[BEGIN Stored data]

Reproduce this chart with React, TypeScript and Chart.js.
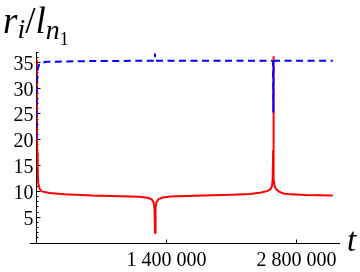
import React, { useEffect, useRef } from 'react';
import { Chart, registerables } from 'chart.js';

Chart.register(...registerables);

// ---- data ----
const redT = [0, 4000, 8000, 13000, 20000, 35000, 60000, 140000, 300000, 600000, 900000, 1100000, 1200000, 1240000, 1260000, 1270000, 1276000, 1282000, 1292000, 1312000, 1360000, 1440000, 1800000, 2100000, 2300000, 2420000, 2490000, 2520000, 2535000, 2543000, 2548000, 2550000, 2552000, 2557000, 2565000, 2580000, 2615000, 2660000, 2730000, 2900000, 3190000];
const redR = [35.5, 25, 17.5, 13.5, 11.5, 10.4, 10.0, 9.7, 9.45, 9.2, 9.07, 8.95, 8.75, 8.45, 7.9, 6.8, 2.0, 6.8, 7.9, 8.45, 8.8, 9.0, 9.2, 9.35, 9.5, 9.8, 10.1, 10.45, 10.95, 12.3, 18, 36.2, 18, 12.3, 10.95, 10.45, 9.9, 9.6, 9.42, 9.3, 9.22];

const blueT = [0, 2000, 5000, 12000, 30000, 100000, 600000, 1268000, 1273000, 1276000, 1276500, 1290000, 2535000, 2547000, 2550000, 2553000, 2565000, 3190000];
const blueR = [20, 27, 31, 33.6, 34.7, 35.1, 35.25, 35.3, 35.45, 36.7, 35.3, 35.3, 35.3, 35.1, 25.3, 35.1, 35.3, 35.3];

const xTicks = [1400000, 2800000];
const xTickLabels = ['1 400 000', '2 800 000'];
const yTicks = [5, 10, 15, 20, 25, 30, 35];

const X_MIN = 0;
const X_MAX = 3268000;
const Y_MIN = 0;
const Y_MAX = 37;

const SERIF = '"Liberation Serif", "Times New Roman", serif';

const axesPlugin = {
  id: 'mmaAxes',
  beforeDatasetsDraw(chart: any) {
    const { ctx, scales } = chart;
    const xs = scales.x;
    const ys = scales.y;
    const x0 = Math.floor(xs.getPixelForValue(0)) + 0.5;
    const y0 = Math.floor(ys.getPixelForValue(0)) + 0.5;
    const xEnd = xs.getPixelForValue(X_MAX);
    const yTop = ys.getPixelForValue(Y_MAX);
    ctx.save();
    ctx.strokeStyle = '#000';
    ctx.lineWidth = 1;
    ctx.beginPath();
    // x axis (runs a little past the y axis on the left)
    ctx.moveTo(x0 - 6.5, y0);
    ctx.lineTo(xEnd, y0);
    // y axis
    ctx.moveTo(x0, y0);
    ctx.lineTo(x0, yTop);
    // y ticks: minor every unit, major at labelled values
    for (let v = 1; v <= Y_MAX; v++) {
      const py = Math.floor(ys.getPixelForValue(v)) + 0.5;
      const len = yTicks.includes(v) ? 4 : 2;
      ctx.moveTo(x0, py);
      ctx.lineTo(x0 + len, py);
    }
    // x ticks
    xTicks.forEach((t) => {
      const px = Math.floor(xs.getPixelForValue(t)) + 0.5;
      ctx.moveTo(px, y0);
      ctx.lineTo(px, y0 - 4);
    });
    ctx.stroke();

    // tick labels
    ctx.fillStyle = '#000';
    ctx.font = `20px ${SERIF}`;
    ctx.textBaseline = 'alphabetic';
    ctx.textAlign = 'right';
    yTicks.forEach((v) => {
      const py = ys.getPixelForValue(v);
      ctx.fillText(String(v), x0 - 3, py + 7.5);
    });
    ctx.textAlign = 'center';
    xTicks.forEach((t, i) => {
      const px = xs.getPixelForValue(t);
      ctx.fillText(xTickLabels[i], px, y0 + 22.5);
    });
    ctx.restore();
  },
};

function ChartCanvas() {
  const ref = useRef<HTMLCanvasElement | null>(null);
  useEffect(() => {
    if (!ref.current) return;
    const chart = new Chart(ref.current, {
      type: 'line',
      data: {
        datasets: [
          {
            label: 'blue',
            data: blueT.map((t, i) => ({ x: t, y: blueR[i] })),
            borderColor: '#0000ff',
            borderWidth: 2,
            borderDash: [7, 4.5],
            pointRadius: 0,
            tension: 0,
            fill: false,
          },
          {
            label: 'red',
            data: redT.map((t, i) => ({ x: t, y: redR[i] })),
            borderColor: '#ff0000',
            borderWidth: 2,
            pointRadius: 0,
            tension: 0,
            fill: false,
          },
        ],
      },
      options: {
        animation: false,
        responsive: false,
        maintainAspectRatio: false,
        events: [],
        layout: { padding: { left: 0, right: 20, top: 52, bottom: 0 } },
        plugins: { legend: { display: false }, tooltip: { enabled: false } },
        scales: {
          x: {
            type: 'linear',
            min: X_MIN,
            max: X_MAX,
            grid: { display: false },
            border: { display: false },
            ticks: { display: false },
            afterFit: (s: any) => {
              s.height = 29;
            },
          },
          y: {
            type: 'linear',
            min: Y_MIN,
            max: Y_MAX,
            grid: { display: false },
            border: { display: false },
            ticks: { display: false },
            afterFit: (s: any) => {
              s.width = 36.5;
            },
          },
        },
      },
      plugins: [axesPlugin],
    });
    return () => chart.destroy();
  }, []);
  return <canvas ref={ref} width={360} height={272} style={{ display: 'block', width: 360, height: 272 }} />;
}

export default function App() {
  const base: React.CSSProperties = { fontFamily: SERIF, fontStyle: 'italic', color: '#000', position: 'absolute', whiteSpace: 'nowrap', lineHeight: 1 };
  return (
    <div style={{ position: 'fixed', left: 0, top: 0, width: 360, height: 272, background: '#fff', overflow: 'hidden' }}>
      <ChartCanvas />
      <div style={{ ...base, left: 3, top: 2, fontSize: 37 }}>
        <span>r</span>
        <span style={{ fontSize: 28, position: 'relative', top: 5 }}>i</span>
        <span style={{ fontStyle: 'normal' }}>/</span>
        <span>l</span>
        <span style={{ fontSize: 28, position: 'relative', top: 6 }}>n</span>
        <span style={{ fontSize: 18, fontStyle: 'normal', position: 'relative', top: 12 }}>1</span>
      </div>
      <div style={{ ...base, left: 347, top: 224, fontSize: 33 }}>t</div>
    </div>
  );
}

[END Stored data]

| Goal |
Omitting all images, print the listing exactly.

| Exercise answer |
Reproduce this chart with React, TypeScript and Chart.js.
import React, { useEffect, useRef } from 'react';
import { Chart, registerables } from 'chart.js';

Chart.register(...registerables);

// ---- data ----
const redT = [0, 4000, 8000, 13000, 20000, 35000, 60000, 140000, 300000, 600000, 900000, 1100000, 1200000, 1240000, 1260000, 1270000, 1276000, 1282000, 1292000, 1312000, 1360000, 1440000, 1800000, 2100000, 2300000, 2420000, 2490000, 2520000, 2535000, 2543000, 2548000, 2550000, 2552000, 2557000, 2565000, 2580000, 2615000, 2660000, 2730000, 2900000, 3190000];
const redR = [35.5, 25, 17.5, 13.5, 11.5, 10.4, 10.0, 9.7, 9.45, 9.2, 9.07, 8.95, 8.75, 8.45, 7.9, 6.8, 2.0, 6.8, 7.9, 8.45, 8.8, 9.0, 9.2, 9.35, 9.5, 9.8, 10.1, 10.45, 10.95, 12.3, 18, 36.2, 18, 12.3, 10.95, 10.45, 9.9, 9.6, 9.42, 9.3, 9.22];

const blueT = [0, 2000, 5000, 12000, 30000, 100000, 600000, 1268000, 1273000, 1276000, 1276500, 1290000, 2535000, 2547000, 2550000, 2553000, 2565000, 3190000];
const blueR = [20, 27, 31, 33.6, 34.7, 35.1, 35.25, 35.3, 35.45, 36.7, 35.3, 35.3, 35.3, 35.1, 25.3, 35.1, 35.3, 35.3];

const xTicks = [1400000, 2800000];
const xTickLabels = ['1 400 000', '2 800 000'];
const yTicks = [5, 10, 15, 20, 25, 30, 35];

const X_MIN = 0;
const X_MAX = 3268000;
const Y_MIN = 0;
const Y_MAX = 37;

const SERIF = '"Liberation Serif", "Times New Roman", serif';

const axesPlugin = {
  id: 'mmaAxes',
  beforeDatasetsDraw(chart: any) {
    const { ctx, scales } = chart;
    const xs = scales.x;
    const ys = scales.y;
    const x0 = Math.floor(xs.getPixelForValue(0)) + 0.5;
    const y0 = Math.floor(ys.getPixelForValue(0)) + 0.5;
    const xEnd = xs.getPixelForValue(X_MAX);
    const yTop = ys.getPixelForValue(Y_MAX);
    ctx.save();
    ctx.strokeStyle = '#000';
    ctx.lineWidth = 1;
    ctx.beginPath();
    // x axis (runs a little past the y axis on the left)
    ctx.moveTo(x0 - 6.5, y0);
    ctx.lineTo(xEnd, y0);
    // y axis
    ctx.moveTo(x0, y0);
    ctx.lineTo(x0, yTop);
    // y ticks: minor every unit, major at labelled values
    for (let v = 1; v <= Y_MAX; v++) {
      const py = Math.floor(ys.getPixelForValue(v)) + 0.5;
      const len = yTicks.includes(v) ? 4 : 2;
      ctx.moveTo(x0, py);
      ctx.lineTo(x0 + len, py);
    }
    // x ticks
    xTicks.forEach((t) => {
      const px = Math.floor(xs.getPixelForValue(t)) + 0.5;
      ctx.moveTo(px, y0);
      ctx.lineTo(px, y0 - 4);
    });
    ctx.stroke();

    // tick labels
    ctx.fillStyle = '#000';
    ctx.font = `20px ${SERIF}`;
    ctx.textBaseline = 'alphabetic';
    ctx.textAlign = 'right';
    yTicks.forEach((v) => {
      const py = ys.getPixelForValue(v);
      ctx.fillText(String(v), x0 - 3, py + 7.5);
    });
    ctx.textAlign = 'center';
    xTicks.forEach((t, i) => {
      const px = xs.getPixelForValue(t);
      ctx.fillText(xTickLabels[i], px, y0 + 22.5);
    });
    ctx.restore();
  },
};

function ChartCanvas() {
  const ref = useRef<HTMLCanvasElement | null>(null);
  useEffect(() => {
    if (!ref.current) return;
    const chart = new Chart(ref.current, {
      type: 'line',
      data: {
        datasets: [
          {
            label: 'blue',
            data: blueT.map((t, i) => ({ x: t, y: blueR[i] })),
            borderColor: '#0000ff',
            borderWidth: 2,
            borderDash: [7, 4.5],
            pointRadius: 0,
            tension: 0,
            fill: false,
          },
          {
            label: 'red',
            data: redT.map((t, i) => ({ x: t, y: redR[i] })),
            borderColor: '#ff0000',
            borderWidth: 2,
            pointRadius: 0,
            tension: 0,
            fill: false,
          },
        ],
      },
      options: {
        animation: false,
        responsive: false,
        maintainAspectRatio: false,
        events: [],
        layout: { padding: { left: 0, right: 20, top: 52, bottom: 0 } },
        plugins: { legend: { display: false }, tooltip: { enabled: false } },
        scales: {
          x: {
            type: 'linear',
            min: X_MIN,
            max: X_MAX,
            grid: { display: false },
            border: { display: false },
            ticks: { display: false },
            afterFit: (s: any) => {
              s.height = 29;
            },
          },
          y: {
            type: 'linear',
            min: Y_MIN,
            max: Y_MAX,
            grid: { display: false },
            border: { display: false },
            ticks: { display: false },
            afterFit: (s: any) => {
              s.width = 36.5;
            },
          },
        },
      },
      plugins: [axesPlugin],
    });
    return () => chart.destroy();
  }, []);
  return <canvas ref={ref} width={360} height={272} style={{ display: 'block', width: 360, height: 272 }} />;
}

export default function App() {
  const base: React.CSSProperties = { fontFamily: SERIF, fontStyle: 'italic', color: '#000', position: 'absolute', whiteSpace: 'nowrap', lineHeight: 1 };
  return (
    <div style={{ position: 'fixed', left: 0, top: 0, width: 360, height: 272, background: '#fff', overflow: 'hidden' }}>
      <ChartCanvas />
      <div style={{ ...base, left: 3, top: 2, fontSize: 37 }}>
        <span>r</span>
        <span style={{ fontSize: 28, position: 'relative', top: 5 }}>i</span>
        <span style={{ fontStyle: 'normal' }}>/</span>
        <span>l</span>
        <span style={{ fontSize: 28, position: 'relative', top: 6 }}>n</span>
        <span style={{ fontSize: 18, fontStyle: 'normal', position: 'relative', top: 12 }}>1</span>
      </div>
      <div style={{ ...base, left: 347, top: 224, fontSize: 33 }}>t</div>
    </div>
  );
}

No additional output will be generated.